David Bennett Thomas’ Elegy for Tu Fu then received an equally understated performance from Carla Rees. Seeing Rees enter the stage with a bass flute was a reminder of the size and range of the flute family. As it happened, the elegy did not demand much of that range, and instead played on the combination of Steve Kings’ plucked piano strings and the bass flute’s breathy fermatas. It was a neat effect which brought to mind the doleful moods of Hasidic folk music. Latterly, a series of cadenzas were expertly contrasted with the main body of the work, creating some very welcome forward momentum.

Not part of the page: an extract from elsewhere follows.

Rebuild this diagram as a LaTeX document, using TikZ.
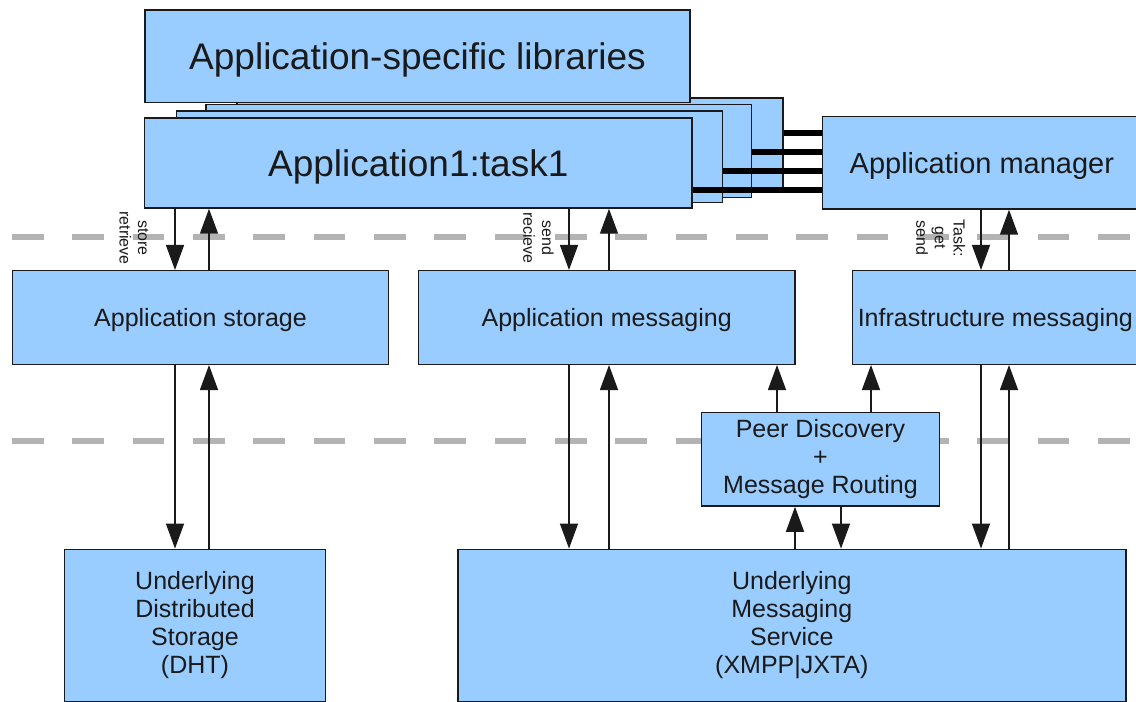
\documentclass[tikz,border=0pt]{standalone}
\usepackage{fontspec}
\setmainfont{Liberation Sans}
\usetikzlibrary{arrows.meta}
\definecolor{boxblue}{HTML}{99CCFF}
\definecolor{edge}{HTML}{1A1A1A}
\definecolor{dashgray}{HTML}{B3B3B3}
\begin{document}
\begin{tikzpicture}[x=0.75pt,y=-0.75pt,
  box/.style={draw=edge, fill=boxblue, line width=1.1pt, inner sep=0pt, align=center, text=edge, font=\fontsize{18.75}{21}\selectfont},
  one/.style={text depth=0pt},
  big/.style={font=\fontsize{27.75}{33}\selectfont},
  mid/.style={font=\fontsize{21.75}{26}\selectfont},
  arr/.style={draw=edge, line width=1.1pt, -{Triangle[length=18.75pt,width=13.5pt]}},
  link/.style={draw=black, line width=4.4pt},
  dashline/.style={draw=dashgray, line width=4.3pt, dash pattern=on 23.8pt off 21.45pt},
  lbl/.style={rotate=-90, align=center, font=\fontsize{12}{14}\selectfont, inner sep=0pt, text=edge}]
\path[use as bounding box] (0,0) rectangle (1136,701);
\clip (0,0) rectangle (1136,701);
% layer separators
\draw[dashline] (12,237.3) -- (1140,237.3);
\draw[dashline] (12,440.7) -- (1140,440.7);
% task stack
\node[box, minimum width=409.5pt, minimum height=69pt] (t4) at (510,144) {};
\node[box, minimum width=409.2pt, minimum height=69.75pt] (t3) at (478.8,151) {};
\node[box, minimum width=409.5pt, minimum height=68.6pt] (t2) at (449.6,156.75) {};
\node[box, big, one, minimum width=410.6pt, minimum height=67.5pt] (t1) at (418.25,163) {Application1:task1};
\node[box, big, one, minimum width=408.75pt, minimum height=69.4pt] (lib) at (417.5,56.25) {Application-specific libraries};
\node[box, mid, one, minimum width=238.7pt, minimum height=69.2pt] (mgr) at (981.85,162.85) {Application manager};
% links to manager
\coordinate (ya) at (0,133);
\coordinate (yb) at (0,152);
\coordinate (yc) at (0,171);
\coordinate (yd) at (0,190);
\draw[link] (t4.east |- ya) -- (mgr.west |- ya);
\draw[link] (t3.east |- yb) -- (mgr.west |- yb);
\draw[link] (t2.east |- yc) -- (mgr.west |- yc);
\draw[link] (t1.east |- yd) -- (mgr.west |- yd);
% middle layer
\node[box, one, minimum width=282.3pt, minimum height=70.2pt] (stor) at (200.5,317.5) {Application storage};
\node[box, one, minimum width=282.5pt, minimum height=70.2pt] (amsg) at (606.65,317.5) {Application messaging};
\node[box, one, minimum width=214pt, minimum height=70.2pt] (infra) at (995.35,317.5) {Infrastructure messaging};
\node[box, minimum width=178.2pt, minimum height=70pt] (peer) at (820.5,459.35) {Peer Discovery\\+\\Message Routing};
% bottom layer
\node[box, minimum width=196pt, minimum height=114.3pt] (dht) at (195,625.5) {Underlying\\Distributed\\Storage\\(DHT)};
\node[box, minimum width=501pt, minimum height=114.3pt] (msg) at (791.8,625.5) {Underlying\\Messaging\\Service\\(XMPP|JXTA)};
% arrow columns
\coordinate (xa) at (175,0);
\coordinate (xb) at (209,0);
\coordinate (xc) at (569,0);
\coordinate (xd) at (609,0);
\coordinate (xe) at (777,0);
\coordinate (xf) at (871,0);
\coordinate (xg) at (795,0);
\coordinate (xh) at (841,0);
\coordinate (xi) at (981,0);
\coordinate (xj) at (1009,0);
\draw[arr] (t1.south -| xa) -- (stor.north -| xa);
\draw[arr] (stor.north -| xb) -- (t1.south -| xb);
\draw[arr] (t1.south -| xc) -- (amsg.north -| xc);
\draw[arr] (amsg.north -| xd) -- (t1.south -| xd);
\draw[arr] (mgr.south -| xi) -- (infra.north -| xi);
\draw[arr] (infra.north -| xj) -- (mgr.south -| xj);
\draw[arr] (stor.south -| xa) -- (dht.north -| xa);
\draw[arr] (dht.north -| xb) -- (stor.south -| xb);
\draw[arr] (amsg.south -| xc) -- (msg.north -| xc);
\draw[arr] (msg.north -| xd) -- (amsg.south -| xd);
\draw[arr] (peer.north -| xe) -- (amsg.south -| xe);
\draw[arr] (peer.north -| xf) -- (infra.south -| xf);
\draw[arr] (msg.north -| xg) -- (peer.south -| xg);
\draw[arr] (peer.south -| xh) -- (msg.north -| xh);
\draw[arr] (infra.south -| xi) -- (msg.north -| xi);
\draw[arr] (msg.north -| xj) -- (infra.south -| xj);
% connector labels
\node[lbl] (lstor) at (134,238) {store\\retrieve};
\node[lbl] (lmsg) at (538.5,238) {send\\recieve};
\node[lbl] (ltask) at (940.7,238) {Task:\\get\\send};
\end{tikzpicture}
\end{document}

That momentum continued as Joshua Batty joined Lugovkina in a performance of Tim Ambler’s sprightly duet Lament for the Changing World. ‘Lament’ seemed a little inappropriate here, as the players passed musical phrases to one another at a fair tempo and with a good deal of full-bodied major harmony. The conversational phrasing was executed with vitality but at times it seemed as though the melody could have been given more prominence.

The most satisfying of the concert’s new works was a return to unaccompanied flute. Rosie Hebb’s Looking Back was by no means a hefty tome, but it encompassed a great deal of content set out in a substantial and repetitive structure. Rees announced that the piece was composed during a series of workshops, which perhaps explains the impressive ornamentation and fast fingers which ran through the piece. In the second section, we were treated to a fiendishly pacey passage which Rees confidently mastered. There was no question that the piece had been comprehensively rehearsed, a characteristic not always present in new music concerts.

In a triumphant finale, Steve Kings returned to the piano and joined Joshua Batty as they performed Messiaen’s powerful Le merle noir. Unsurprisingly for Messaien (and for a piece whose title translates to ‘The Black Bird’), the influence of birdsong is persistent in the parts of both performers. Batty switched between the many personas of the protagonist, which could so easily have seemed contrived, very convincingly. In the blackbird’s dying moments, Kings’ weighty treatment of the left-hand part added drama to an already compelling performance.

There is no denying that the programme benefited from the well known Messiaen and Debussy items, but the quality of new writing, sourced from a long-list of over 100 Arcomis flute commissions, must have been a great encouragement to any flautists in the audience. To be sure, it certainly inspired an accomplished group of performers to successfully deliver an ambitious and varied programme.